The best experiment involves what is called a Minimum Viable Product. This shouldn’t be a finished product, but rather the fastest and cheapest version of the product that you can build that demonstrates the value hypothesis. Until you can get this into customers hands, you aren’t going to learn much. Once you do get it out, you begin learning and iterating towards a real product.

As you iterate through the Build-Measure-Learn loop, at each cycle you have to choose between three possible next steps:

  • Persevere: Improve the product and stay the course.
  • Pivot: Realize that a major hypothesis is wrong and you need to change direction. Often this involves recognizing that you should focus on a different market, or recognizing that you need to deliver a different value proposition.
  • Perish: Realize that your tests have proven that your hypotheses are so flawed that the business you envisioned isn’t viable. Cut your losses and start over with a new idea.

These lessons are mostly taught through the author’s telling of his own story. While the book offers some practical guidance on how to apply these lessons, those nuggets of wisdom are somewhat scattered throughout the book’s fourteen chapters.

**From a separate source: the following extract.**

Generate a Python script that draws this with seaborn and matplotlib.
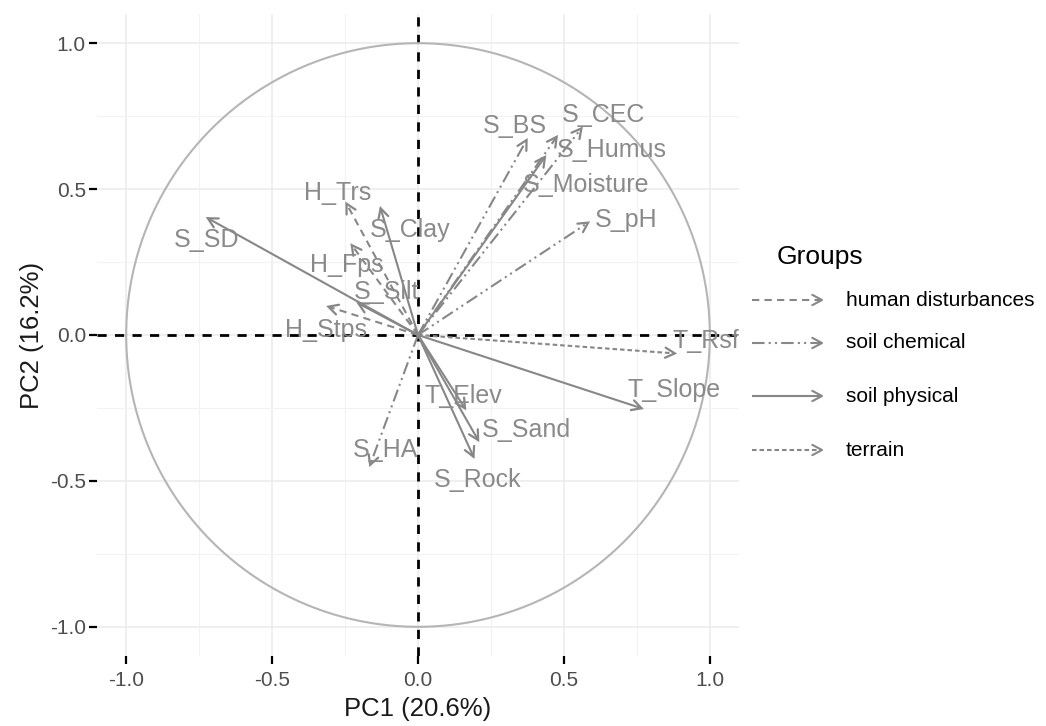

Bottom Line: The Lean Startup is an excellent introduction to the Lean Startup methodology. I strongly recommend that entrepreneurs and innovators learn the concepts introduced in the book. However, you may find it easier to learn those concepts elsewhere — from online articles and videos, or by reading more practical books such as The Unicorn Within, The Startup Mixtape, VisuALS: A Startup Strategic Journey, or Business Model Design. Even if you learn the concepts elsewhere, if you’re active in the startup ecosystem, The Lean Startup is referenced often enough that you might want a copy for your bookshelf that you’ve skimmed enough to have a sense for how the concepts are covered.